As to Larios's first claim, the IJ concluded that Larios, though credible, nonetheless failed to establish a well-founded fear of persecution on account of membership in a particular social group. Specifically, the IJ found that Larios feared future persecution at the hands of gang members seeking him out for recruitment purposes or retaliating against him for refusing to join their gang. Nevertheless, the IJ determined that if Larios was indeed targeted by gangs, the motivation would not be on account of his membership in a particular social group but would rather be an attempt to increase the gang's numbers. The IJ also found that the gang members may target Larios under the mistaken belief that because he is returning from the United States, he comes from a family with money.

In support of his findings, we first note that the IJ properly applied controlling BIA case law. See Matter of S-E-G-, 24 I. & N. Dec. 579 (BIA 2008)(holding that Salvadoran youths who have been subjected to recruitment efforts by the MS-13 gang and who have resisted membership in the gang do not constitute a particular social group); Matter of E-A-G-, 24 I. & N. Dec. 591 (BIA 2008)(holding that a young Honduran male failed to establish membership in particular social group of persons resistant to gang membership, as evidence failed to establish that Honduran society, including gang members themselves, would perceive those opposed to gang membership as members of a social group); see also Matter of A-M-E & J-G-U-, 24 I. & N. Dec. 69 (BIA 2007). Morever, Larios's claim is foreclosed by our recent decision in Mendez-Barrera. There, we held that “young [El Salvadoran] women recruited by gang members who resist such recruitment” do not constitute a legally cognizable social group because the proposed group lacks social visibility and is not sufficiently particular.

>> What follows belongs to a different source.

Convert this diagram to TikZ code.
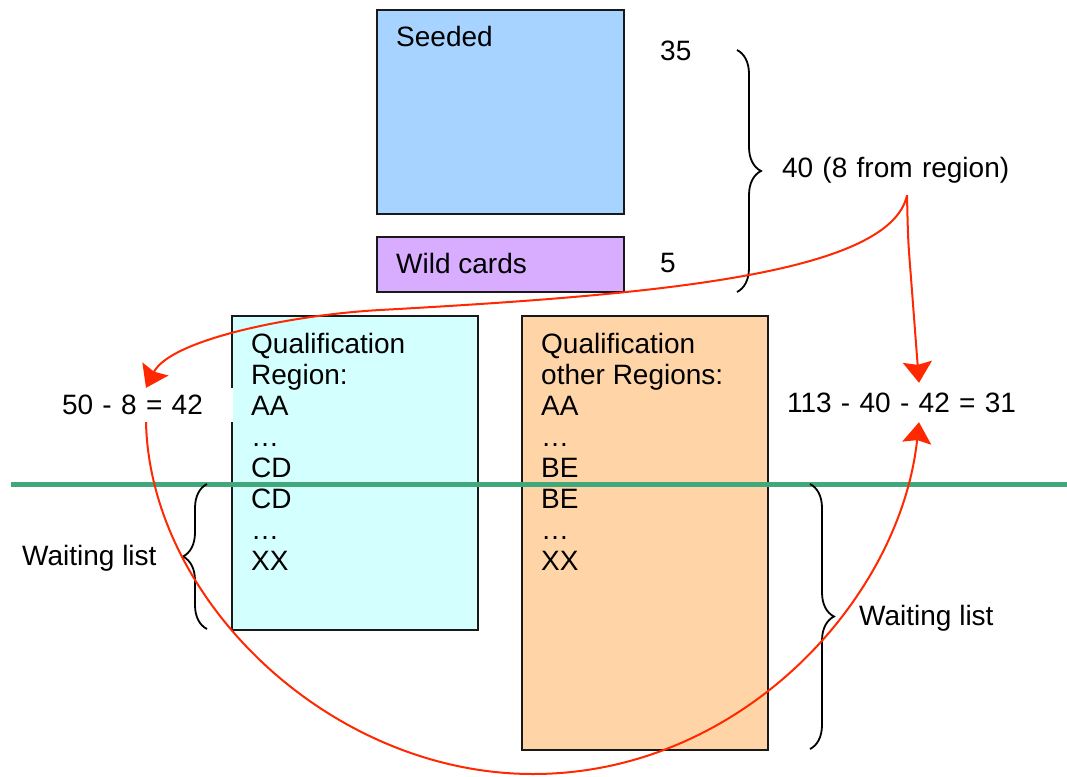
\documentclass[tikz,border=0pt]{standalone}
\usepackage{fontspec}
\setmainfont{Liberation Sans}
\usetikzlibrary{decorations.pathreplacing,arrows.meta}
\definecolor{seedblue}{RGB}{166,211,255}
\definecolor{wildpurple}{RGB}{216,173,255}
\definecolor{qualcyan}{RGB}{212,255,255}
\definecolor{otherorange}{RGB}{255,213,168}
\definecolor{linegreen}{RGB}{64,168,122}
\definecolor{arrowred}{RGB}{255,40,0}
\begin{document}
\begin{tikzpicture}[x=1pt,y=1pt,
  box/.style={draw=black!90, line width=2pt, anchor=north west, inner sep=0pt},
  txt/.style={font=\fontsize{28}{31}\selectfont, inner sep=0pt, anchor=base west},
  calc/.style={font=\fontsize{28}{31}\selectfont, inner xsep=3pt, inner ysep=0pt, align=left},
  brc/.style={draw=black, line width=1.8pt, decorate, decoration={brace, amplitude=24pt}},
  redarrow/.style={draw=arrowred, line width=2pt, -{Stealth[length=21pt,width=29pt,inset=3pt]}}
]
\useasboundingbox (0,0) rectangle (1067,-776);

% boxes
\node[box, fill=seedblue, minimum width=247pt, minimum height=204pt] (seeded) at (376,-9) {};
\node[box, fill=wildpurple, minimum width=247pt, minimum height=55pt] (wild) at (376,-236) {};
\node[box, fill=qualcyan, minimum width=246pt, minimum height=314pt] (qual) at (231,-315) {};
\node[box, fill=otherorange, minimum width=246pt, minimum height=434pt] (other) at (521,-315) {};

% box texts
\node[txt] (seededtxt) at (396,-47) {Seeded};
\node[txt] (wildtxt) at (396,-273) {Wild cards};
\node[txt] (qualtxt) at (251,-353) {\parbox[t]{220pt}{Qualification\\Region:\\AA\\…\\CD\\CD\\…\\XX}};
\node[txt] (othertxt) at (541,-353) {\parbox[t]{220pt}{Qualification\\other Regions:\\AA\\…\\BE\\BE\\…\\XX}};

% side labels
\node[txt] (n35) at (660,-60) {35};
\node[txt] (n5) at (660,-272) {5};
\node[txt] (wl1) at (22,-565) {Waiting list};
\node[txt] (wl2) at (859,-625) {Waiting list};

\node[calc, text width=250pt, minimum height=50pt] (c40) at (907,-170) {40 (8 from region)};
\node[calc, fill=white, text width=168pt, minimum height=34pt] (c50) at (146,-405) {50 - 8 = 42};
\node[calc, text width=264pt, minimum height=39pt] (c113) at (919,-402.5) {113 - 40 - 42 = 31};

% green separator
\draw[linegreen, line width=5pt] (11,-484) -- (1067,-484);

% braces
\draw[brc] (737,-50) -- (737,-292);
\draw[brc] (207,-629) -- (207,-484);
\draw[brc] (810,-484) -- (810,-749);

% red arrows
\coordinate (k1) at (380,-310);
\coordinate (k2) at (911,-278);
\coordinate (k3) at (533,-774);
\draw[redarrow] (c40.south) .. controls (890,-275) and (650,-295) .. (k1)
   .. controls (290,-315) and (170,-340) .. (c50.north);
\draw[redarrow] (c40.south) .. controls (908,-240) .. (k2) -- (c113.north);
\draw[redarrow] (c50.south) .. controls (150,-600) and (330,-774) .. (k3)
   .. controls (740,-774) and (900,-600) .. (c113.south);
\end{tikzpicture}
\end{document}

Mendez-Barrera, 602 F.3d at 27. In order to satisfy the social visibility criterion, a group “must be generally recognized in the community as a cohesive group.” Id. at 26. Like the petitioner in Mendez-Barrera, Larios has “failed to provide even a scintilla of evidence to this effect.” Id. Furthermore, Larios has “failed to pinpoint any group characteristics that render members of the putative group socially visible in [Guatemala].” Id. Larios's “proposed group does not supply an adequate profile for establishing membership,” and therefore, “the putative group-[youth resistant to gang recruitment]-is not socially visible.” Id. at 26-27.

Additionally, Larios's proposed social group is “not sufficiently particular to be legally cognizable.” Id. at 27. As we stated in Mendez-Barrera,

it is virtually impossible to identify who is or is not a member. There are, for example, questions about who may be considered “young,” the type of conduct that may be considered “recruit[ment],” and the degree to which a person must display “resist[ance].” These are ambiguous group characteristics, largely subjective, that fail to establish a sufficient level of particularity.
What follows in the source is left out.